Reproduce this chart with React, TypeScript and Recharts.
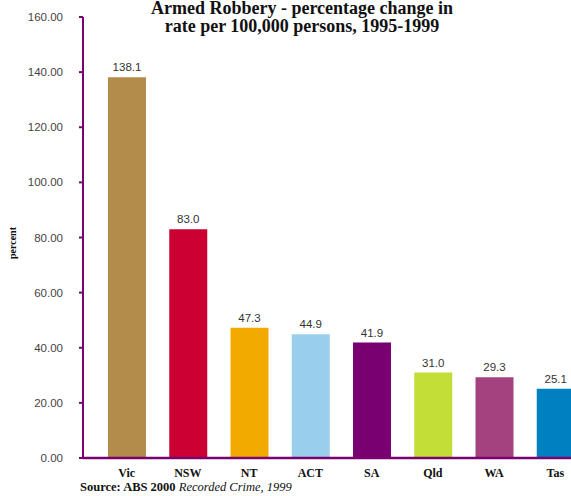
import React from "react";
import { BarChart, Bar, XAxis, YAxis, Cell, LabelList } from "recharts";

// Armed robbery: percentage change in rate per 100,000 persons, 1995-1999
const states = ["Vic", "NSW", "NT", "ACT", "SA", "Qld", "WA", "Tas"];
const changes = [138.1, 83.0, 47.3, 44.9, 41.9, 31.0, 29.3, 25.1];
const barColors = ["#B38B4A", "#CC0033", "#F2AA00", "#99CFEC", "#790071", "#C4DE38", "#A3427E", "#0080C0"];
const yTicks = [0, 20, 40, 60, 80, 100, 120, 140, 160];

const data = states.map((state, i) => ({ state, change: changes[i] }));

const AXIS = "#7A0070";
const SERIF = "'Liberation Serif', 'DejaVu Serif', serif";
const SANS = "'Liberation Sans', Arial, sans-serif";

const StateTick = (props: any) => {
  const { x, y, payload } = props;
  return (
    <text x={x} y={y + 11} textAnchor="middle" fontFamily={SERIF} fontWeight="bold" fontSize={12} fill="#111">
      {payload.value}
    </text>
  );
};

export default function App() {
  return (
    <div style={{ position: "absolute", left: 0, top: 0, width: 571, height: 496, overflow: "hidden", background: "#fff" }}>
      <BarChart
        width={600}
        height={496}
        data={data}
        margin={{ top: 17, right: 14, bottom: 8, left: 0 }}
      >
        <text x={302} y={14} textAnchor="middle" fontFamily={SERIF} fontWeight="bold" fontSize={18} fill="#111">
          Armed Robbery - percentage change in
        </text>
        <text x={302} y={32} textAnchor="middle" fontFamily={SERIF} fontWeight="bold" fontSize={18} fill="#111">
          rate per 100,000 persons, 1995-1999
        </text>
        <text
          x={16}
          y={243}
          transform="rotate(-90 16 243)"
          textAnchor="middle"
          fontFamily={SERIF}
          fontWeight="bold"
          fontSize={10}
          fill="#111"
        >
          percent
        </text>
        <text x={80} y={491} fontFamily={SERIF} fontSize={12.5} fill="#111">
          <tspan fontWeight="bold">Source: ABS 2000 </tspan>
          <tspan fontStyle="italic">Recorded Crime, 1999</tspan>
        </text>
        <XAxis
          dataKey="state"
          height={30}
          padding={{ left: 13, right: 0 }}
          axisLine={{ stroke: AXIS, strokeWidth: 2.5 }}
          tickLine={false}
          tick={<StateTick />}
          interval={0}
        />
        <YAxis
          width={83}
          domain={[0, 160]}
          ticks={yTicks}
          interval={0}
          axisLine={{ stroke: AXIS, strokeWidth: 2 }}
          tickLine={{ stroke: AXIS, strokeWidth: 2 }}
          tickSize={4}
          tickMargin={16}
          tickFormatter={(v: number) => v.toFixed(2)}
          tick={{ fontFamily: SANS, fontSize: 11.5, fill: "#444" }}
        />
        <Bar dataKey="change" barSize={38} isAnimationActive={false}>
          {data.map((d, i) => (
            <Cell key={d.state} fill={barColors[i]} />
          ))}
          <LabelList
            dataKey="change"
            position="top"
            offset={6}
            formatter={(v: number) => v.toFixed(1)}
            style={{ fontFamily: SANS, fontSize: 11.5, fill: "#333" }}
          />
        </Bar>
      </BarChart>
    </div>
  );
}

---+---

- What is expected -
Leaving the pictures aside, transcribe the entire listing exactly.

- Correct result -
Reproduce this chart with React, TypeScript and Recharts.
import React from "react";
import { BarChart, Bar, XAxis, YAxis, Cell, LabelList } from "recharts";

// Armed robbery: percentage change in rate per 100,000 persons, 1995-1999
const states = ["Vic", "NSW", "NT", "ACT", "SA", "Qld", "WA", "Tas"];
const changes = [138.1, 83.0, 47.3, 44.9, 41.9, 31.0, 29.3, 25.1];
const barColors = ["#B38B4A", "#CC0033", "#F2AA00", "#99CFEC", "#790071", "#C4DE38", "#A3427E", "#0080C0"];
const yTicks = [0, 20, 40, 60, 80, 100, 120, 140, 160];

const data = states.map((state, i) => ({ state, change: changes[i] }));

const AXIS = "#7A0070";
const SERIF = "'Liberation Serif', 'DejaVu Serif', serif";
const SANS = "'Liberation Sans', Arial, sans-serif";

const StateTick = (props: any) => {
  const { x, y, payload } = props;
  return (
    <text x={x} y={y + 11} textAnchor="middle" fontFamily={SERIF} fontWeight="bold" fontSize={12} fill="#111">
      {payload.value}
    </text>
  );
};

export default function App() {
  return (
    <div style={{ position: "absolute", left: 0, top: 0, width: 571, height: 496, overflow: "hidden", background: "#fff" }}>
      <BarChart
        width={600}
        height={496}
        data={data}
        margin={{ top: 17, right: 14, bottom: 8, left: 0 }}
      >
        <text x={302} y={14} textAnchor="middle" fontFamily={SERIF} fontWeight="bold" fontSize={18} fill="#111">
          Armed Robbery - percentage change in
        </text>
        <text x={302} y={32} textAnchor="middle" fontFamily={SERIF} fontWeight="bold" fontSize={18} fill="#111">
          rate per 100,000 persons, 1995-1999
        </text>
        <text
          x={16}
          y={243}
          transform="rotate(-90 16 243)"
          textAnchor="middle"
          fontFamily={SERIF}
          fontWeight="bold"
          fontSize={10}
          fill="#111"
        >
          percent
        </text>
        <text x={80} y={491} fontFamily={SERIF} fontSize={12.5} fill="#111">
          <tspan fontWeight="bold">Source: ABS 2000 </tspan>
          <tspan fontStyle="italic">Recorded Crime, 1999</tspan>
        </text>
        <XAxis
          dataKey="state"
          height={30}
          padding={{ left: 13, right: 0 }}
          axisLine={{ stroke: AXIS, strokeWidth: 2.5 }}
          tickLine={false}
          tick={<StateTick />}
          interval={0}
        />
        <YAxis
          width={83}
          domain={[0, 160]}
          ticks={yTicks}
          interval={0}
          axisLine={{ stroke: AXIS, strokeWidth: 2 }}
          tickLine={{ stroke: AXIS, strokeWidth: 2 }}
          tickSize={4}
          tickMargin={16}
          tickFormatter={(v: number) => v.toFixed(2)}
          tick={{ fontFamily: SANS, fontSize: 11.5, fill: "#444" }}
        />
        <Bar dataKey="change" barSize={38} isAnimationActive={false}>
          {data.map((d, i) => (
            <Cell key={d.state} fill={barColors[i]} />
          ))}
          <LabelList
            dataKey="change"
            position="top"
            offset={6}
            formatter={(v: number) => v.toFixed(1)}
            style={{ fontFamily: SANS, fontSize: 11.5, fill: "#333" }}
          />
        </Bar>
      </BarChart>
    </div>
  );
}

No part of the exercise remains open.